In this series of posts I record my notes from Daisy Christodolou’s book “Making good progress? The future of Assessment for Learning” It is quite excellent. You can buy a copy here.
Descriptor-based assessment
It is suggested that descriptor based assessments can be used to combine the purposes of formative and summative assessments, but this chapter outlines why this isn’t really the case.
Statements given in formative assessments across many different lessons can potentially be aggregated to give a summative assessment. Although problems arise with the aggregation itself – do students need to meet all of the statements at a particular level? To get round this different systems apply different methods and algorithms.
I have direct experience of using this assessment model for grading student internal assessment in DP biology classes. The guide advocates best-fit grading.
Although different systems give different names to the categories and levels that they give to assessments using descriptors, they aim to create a summative, shared meaning. Even if we don’t intend to create a summative assessment, the moment we give a grade or make a judgement about performance we are trying to create a shared meaning, we are making a summative inference. As discussed in the previous chapter, for that summative inference to be reliable the assessment has to follow certain restrictions: it has to be taken in standard conditions, distinguish between candidates and sample from a broad domain.
Everytime we make a summative inference we are making a significant claim that requires a high standard of evidence to justify it.
This model does not provide valid formative data because the model is based on descriptions of performance, they lack specificity as to the process and therefore cannot be used responsively in the way that true formative assessment should be. They do not analyse what causes performance. They are designed to assess final performance against complex tasks.
The reasons descriptors are not useful for formative feedback because:
- They are descriptive not analytic
- They are generic not specific
- They are short term not long term
Pupils may benefit from tasks that are not able to be measured by the descriptors. The descriptors do not provide a model of progression. For example making inferences from text requires a large amount of background knowledge, gaining that knowledge and assessing the gain cannot be done using activities that can be assessed by these descriptors.
You may argue that teachers are free to use whatever activities they want in lessons as long as they realise that only some of them are capable of contributing to the final grade.
However some of the systems warn against using other tasks and can be designed to be used every lesson and require judgements to be made against hundreds of different statements, leaving little time for anything else.
Therefore there is lots of pressure to use class time to be the type of task you can get a grade from. Quizzes and vocab tests get a bad reputation as they don’t provide evidence for the final grade. If every lesson is set up to allow pupils to demonstrate fully what they are capable of, then lessons start to look less like lessons and more like exams.

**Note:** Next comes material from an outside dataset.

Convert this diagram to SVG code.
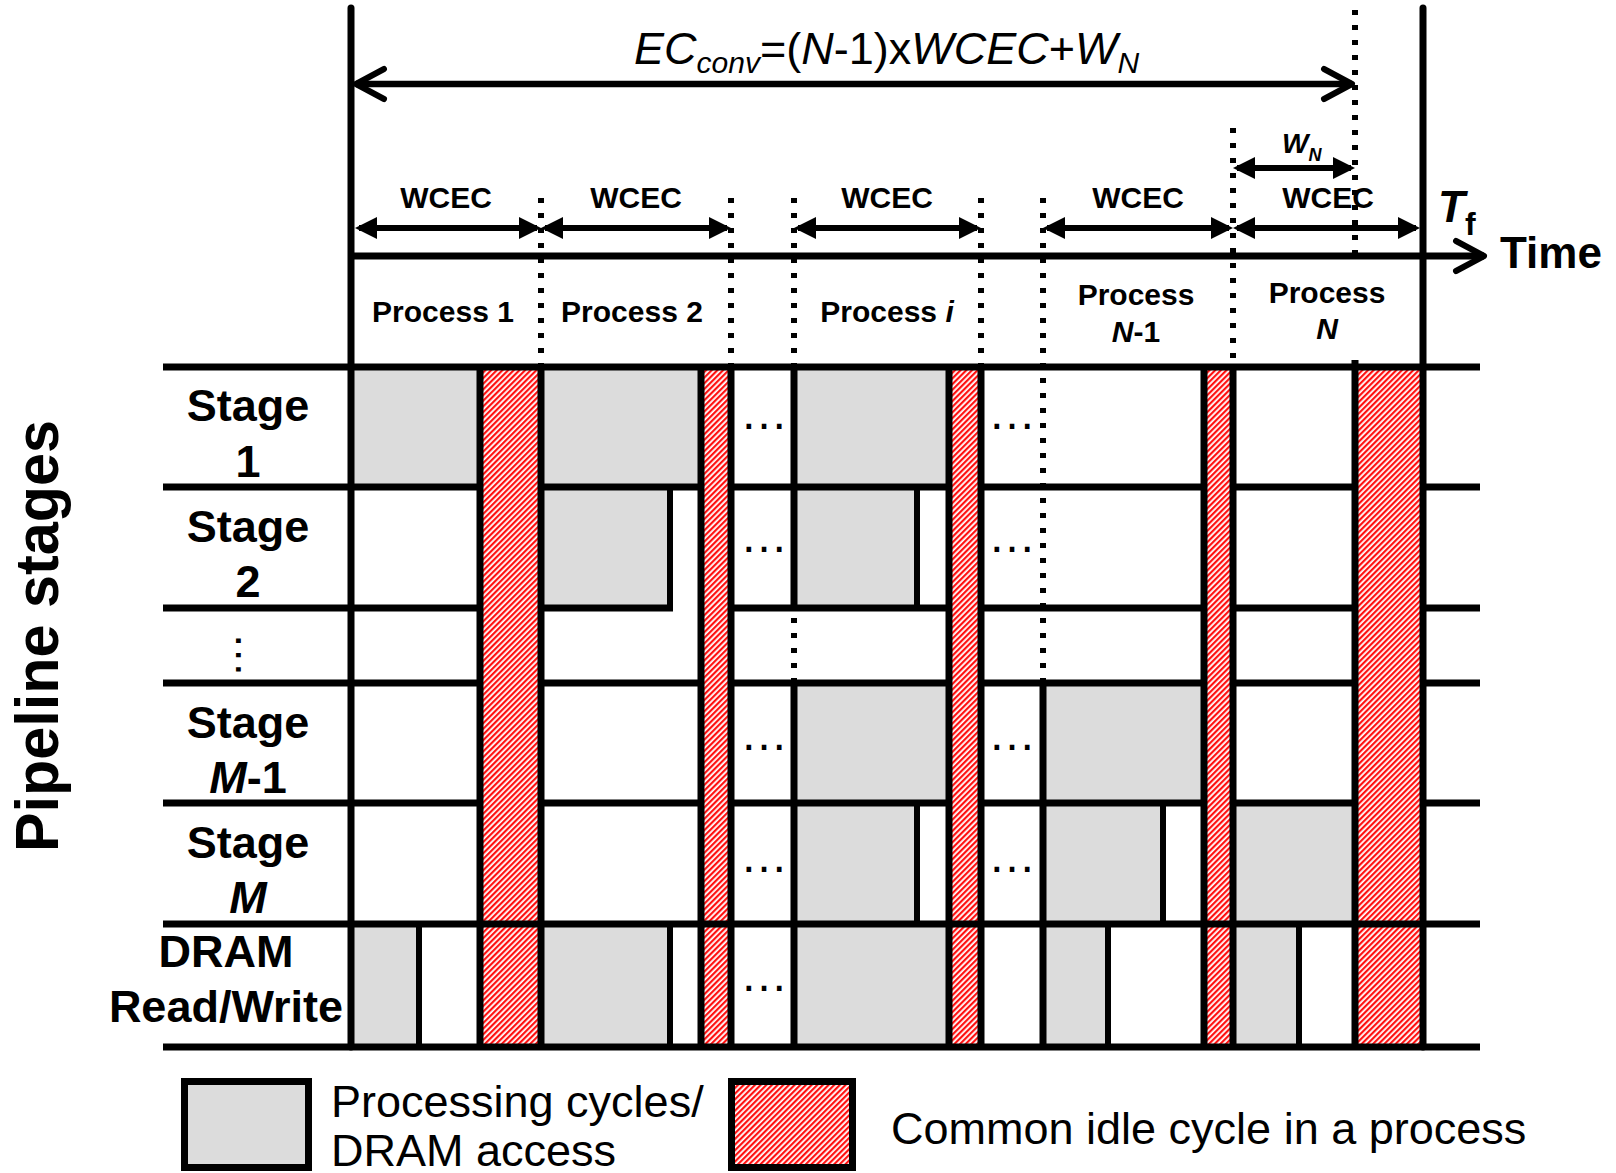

Generic feedback based on descriptors does not analyse where the issues are and importantly, tell students how to improve. The descriptor only allows tasks that allow grading by descriptor. This will leave it hard for the teacher to diagnose where a pupil has gone wrong. Even at more advanced levels of understanding there is still value in isolating the different components of a task to aid diagnosis.
Educators can’t even agree on what learning is at least doctors and nurses agree on what health is!
Generic targets provide the illusion of clarity, they seem like they are providing feedback but they are actually more like grades. If a comment is descriptive and not analytic, then it is effectively grade-like in it’s function: it is accurate but unhelpful.
Finally these descriptors do not distinguish between short term performance and long term learning. This is the most difficult factor in establishing reliable formative inferences. If we want to know if a student needs more teaching on a topic, then formative assessment right after a unit will not allow us to make such an inference.
In terms of summative assessments there are several reasons why using prose descriptors is problematic. These are:
- Judgements are unreliable – underlying questions can vary in difficulty but can still match the prose description. If different teachers both within and between schools utilise different questions and tasks (that match the prose description) to summatively assess students, this introduces uncertainty into the assessment and cannot be used to produce a shared meaning. Ensuring examiners interpret these statements in the same way is also extremely difficult. Descriptors lack specificity and can therefore be interpreted differently, making judgements unreliable. Different judgements cannot produce a shared meaning.
- Differing working conditions – different tasks completed in different situations cannot produce shared meaning. Subtle differences in how tasks are present will influence how well students can do.
- Bias and stereotyping – humans are subject to unconscious bias and stereotypes even more so under pressure. This will influence the judgements that they make.